Sinema isn’t a fan of the House version that passed this morning, or even of the Biden proposal that shaped it:
With inflation spiking in October, Sinema added that she hopes it “helps people understand why I have been concerned about high levels of spending that are not targeted or are not efficient and effective.”
Sinema also sent mixed signals as the House prepared to vote Friday on a retooled, roughly $2 trillion tax-and-spending plan. She noted it differs from the blueprint that Biden had worked out with centrists weeks earlier, but she did not say what, if anything, she might change.
“So, that’s not the agreement the president put out in his framework several weeks ago,” the senator said. “While I’m not going to comment on what’s happening in the House at this moment, I can just refer you back to the comments I made when the president put out his framework. … I’m looking forward to working with him to get this done.”
While Romm and Kim routinely do good reporting for the Post, this feels more like a rehash than a revelation. The only significant departure from other reporting on Sinema is that this includes more input from the senator herself. But even that doesn’t add much. We find out that Sinema listens to her constituents:
“What I think about is: What are the folks in my state hungry for? What do they need? How can I make their lives a little bit better? How can I make government less of a problem in their life? And what are the things that I can do today to help solve that? And, you know, I think it works.”
She’s prepared:
“In the context of our negotiations, I am always someone who is prepared, upfront — I have my spreadsheets — and I am always very direct in my conversations[.]”

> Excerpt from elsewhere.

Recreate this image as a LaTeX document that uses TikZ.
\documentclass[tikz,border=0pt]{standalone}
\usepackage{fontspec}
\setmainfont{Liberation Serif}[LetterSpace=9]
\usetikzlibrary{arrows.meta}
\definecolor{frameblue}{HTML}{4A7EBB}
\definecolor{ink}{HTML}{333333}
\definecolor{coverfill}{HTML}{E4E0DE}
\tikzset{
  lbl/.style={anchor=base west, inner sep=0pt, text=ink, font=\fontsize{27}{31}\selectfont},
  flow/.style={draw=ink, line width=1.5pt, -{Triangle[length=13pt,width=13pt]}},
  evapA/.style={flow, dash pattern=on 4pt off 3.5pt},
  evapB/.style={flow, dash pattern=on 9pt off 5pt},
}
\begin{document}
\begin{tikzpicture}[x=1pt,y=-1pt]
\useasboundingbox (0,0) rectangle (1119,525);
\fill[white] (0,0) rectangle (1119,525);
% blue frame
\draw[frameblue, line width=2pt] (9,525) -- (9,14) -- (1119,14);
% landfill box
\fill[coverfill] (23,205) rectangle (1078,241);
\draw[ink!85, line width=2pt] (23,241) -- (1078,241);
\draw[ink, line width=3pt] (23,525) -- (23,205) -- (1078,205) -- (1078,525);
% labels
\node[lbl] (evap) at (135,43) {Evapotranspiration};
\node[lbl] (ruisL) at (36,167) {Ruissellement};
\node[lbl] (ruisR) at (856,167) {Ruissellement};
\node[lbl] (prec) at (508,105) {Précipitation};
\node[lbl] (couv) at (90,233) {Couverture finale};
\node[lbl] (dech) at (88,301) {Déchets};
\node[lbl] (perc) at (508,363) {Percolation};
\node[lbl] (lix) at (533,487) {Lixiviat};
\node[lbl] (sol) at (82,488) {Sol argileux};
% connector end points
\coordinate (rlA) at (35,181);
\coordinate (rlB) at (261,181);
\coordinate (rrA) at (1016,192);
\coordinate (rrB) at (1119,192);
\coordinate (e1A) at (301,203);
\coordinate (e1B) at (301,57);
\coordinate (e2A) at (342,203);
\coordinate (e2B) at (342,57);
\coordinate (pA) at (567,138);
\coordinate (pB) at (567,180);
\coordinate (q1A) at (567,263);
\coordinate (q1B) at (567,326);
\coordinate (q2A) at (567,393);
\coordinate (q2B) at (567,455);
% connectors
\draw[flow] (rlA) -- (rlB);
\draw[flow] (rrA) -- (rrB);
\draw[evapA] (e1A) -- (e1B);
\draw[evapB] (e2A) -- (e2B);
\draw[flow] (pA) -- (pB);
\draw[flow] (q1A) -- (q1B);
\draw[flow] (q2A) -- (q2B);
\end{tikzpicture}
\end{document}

Perhaps the most revealing quote Sinema gives them indicates another of her sticking points. Sinema wants funding targeted at programs that promote independence rather than dependence:
“In addition to my own training as a social worker for a number of years before I entered into politics,” she said, she “grew up in very difficult financial circumstances. So I do understand the importance of having a helping hand when families need it.”

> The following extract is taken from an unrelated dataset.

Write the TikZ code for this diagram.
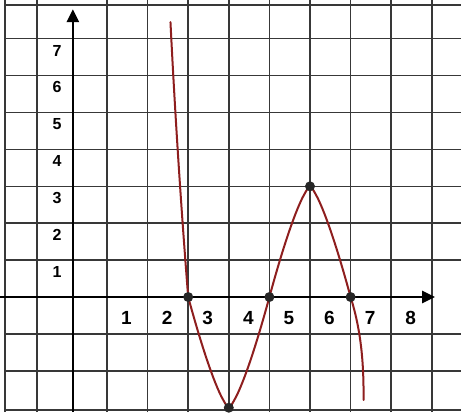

But, Sinema added, her focus with the tax-and-spending plan had been on “creating an economic climate that provides opportunity for folks to become financially independent.”

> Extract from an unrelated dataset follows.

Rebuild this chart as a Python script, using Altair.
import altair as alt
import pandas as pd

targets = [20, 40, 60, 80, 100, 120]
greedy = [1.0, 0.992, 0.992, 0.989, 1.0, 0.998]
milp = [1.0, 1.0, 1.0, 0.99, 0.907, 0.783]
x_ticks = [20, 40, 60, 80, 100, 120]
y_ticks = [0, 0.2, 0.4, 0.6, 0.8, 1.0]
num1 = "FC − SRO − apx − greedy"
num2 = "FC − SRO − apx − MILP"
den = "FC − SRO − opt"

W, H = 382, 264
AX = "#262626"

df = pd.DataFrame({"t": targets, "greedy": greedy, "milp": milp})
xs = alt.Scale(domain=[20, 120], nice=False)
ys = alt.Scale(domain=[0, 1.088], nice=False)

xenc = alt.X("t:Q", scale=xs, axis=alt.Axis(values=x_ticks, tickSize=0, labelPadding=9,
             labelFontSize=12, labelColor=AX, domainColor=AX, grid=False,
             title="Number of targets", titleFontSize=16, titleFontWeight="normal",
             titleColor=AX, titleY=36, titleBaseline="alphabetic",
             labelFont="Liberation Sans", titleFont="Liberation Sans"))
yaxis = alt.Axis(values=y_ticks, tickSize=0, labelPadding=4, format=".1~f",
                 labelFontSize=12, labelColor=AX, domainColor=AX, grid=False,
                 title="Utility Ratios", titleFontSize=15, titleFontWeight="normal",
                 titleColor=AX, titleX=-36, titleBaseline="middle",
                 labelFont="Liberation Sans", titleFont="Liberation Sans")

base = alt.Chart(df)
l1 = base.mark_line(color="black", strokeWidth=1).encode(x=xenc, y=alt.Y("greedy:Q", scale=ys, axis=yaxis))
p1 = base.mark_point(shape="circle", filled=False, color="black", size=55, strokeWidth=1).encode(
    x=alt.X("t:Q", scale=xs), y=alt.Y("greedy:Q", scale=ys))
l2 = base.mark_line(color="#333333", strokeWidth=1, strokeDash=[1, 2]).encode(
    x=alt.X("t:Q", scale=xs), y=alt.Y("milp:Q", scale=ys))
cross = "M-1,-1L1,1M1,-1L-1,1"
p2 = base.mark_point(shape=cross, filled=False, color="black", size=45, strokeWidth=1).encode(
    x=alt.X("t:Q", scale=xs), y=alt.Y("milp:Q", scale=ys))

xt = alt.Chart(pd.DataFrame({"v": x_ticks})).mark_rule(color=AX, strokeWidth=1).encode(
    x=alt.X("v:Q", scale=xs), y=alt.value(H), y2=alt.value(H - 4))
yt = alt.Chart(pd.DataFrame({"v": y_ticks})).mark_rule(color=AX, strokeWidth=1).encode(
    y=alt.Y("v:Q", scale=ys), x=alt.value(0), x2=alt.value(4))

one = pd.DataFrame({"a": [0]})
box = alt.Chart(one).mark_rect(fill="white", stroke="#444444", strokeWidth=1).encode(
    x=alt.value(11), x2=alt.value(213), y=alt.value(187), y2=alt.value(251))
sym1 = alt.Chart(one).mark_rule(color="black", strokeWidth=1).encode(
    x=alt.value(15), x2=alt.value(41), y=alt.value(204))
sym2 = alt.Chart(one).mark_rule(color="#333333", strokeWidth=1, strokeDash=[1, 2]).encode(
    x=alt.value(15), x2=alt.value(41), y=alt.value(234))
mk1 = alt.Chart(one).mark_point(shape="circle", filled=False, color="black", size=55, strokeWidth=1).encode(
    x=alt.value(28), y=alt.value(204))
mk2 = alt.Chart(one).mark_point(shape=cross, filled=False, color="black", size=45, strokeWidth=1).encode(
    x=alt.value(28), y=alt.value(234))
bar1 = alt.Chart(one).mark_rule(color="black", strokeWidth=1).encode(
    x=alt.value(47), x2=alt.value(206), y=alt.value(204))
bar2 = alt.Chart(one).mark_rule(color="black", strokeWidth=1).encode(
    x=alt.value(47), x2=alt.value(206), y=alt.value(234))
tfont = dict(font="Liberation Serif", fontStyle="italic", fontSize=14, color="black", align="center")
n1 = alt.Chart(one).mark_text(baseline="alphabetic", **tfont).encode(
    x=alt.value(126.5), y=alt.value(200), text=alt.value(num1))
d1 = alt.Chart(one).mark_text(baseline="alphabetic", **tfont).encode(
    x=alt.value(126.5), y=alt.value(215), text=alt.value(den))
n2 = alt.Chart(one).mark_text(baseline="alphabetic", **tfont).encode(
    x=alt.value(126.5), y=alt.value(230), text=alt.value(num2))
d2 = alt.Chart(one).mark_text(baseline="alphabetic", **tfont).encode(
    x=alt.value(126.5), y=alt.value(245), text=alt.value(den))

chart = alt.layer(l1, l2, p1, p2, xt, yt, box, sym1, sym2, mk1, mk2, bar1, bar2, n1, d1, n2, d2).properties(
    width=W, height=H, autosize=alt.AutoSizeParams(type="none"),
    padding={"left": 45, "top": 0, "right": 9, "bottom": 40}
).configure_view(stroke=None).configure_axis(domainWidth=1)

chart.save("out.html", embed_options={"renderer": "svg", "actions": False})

Inflation makes dependence worse, and so Sinema wants to restrict the flow of money even further by targeting specific ways to promote independence. That means that the cradle-to-grave system sought by progressives in this bill, especially Bernie Sanders, are a no-go for Sinema.
Or so we guess, anyway. The Post’s profile doesn’t really supply us any answers, only perhaps slightly more focus on Sinema tea leaves for the reconciliation bill. At the moment, Sinema remains an enigma — and at least another potential obstacle to any large-scale social engineering desired by Biden and Sanders.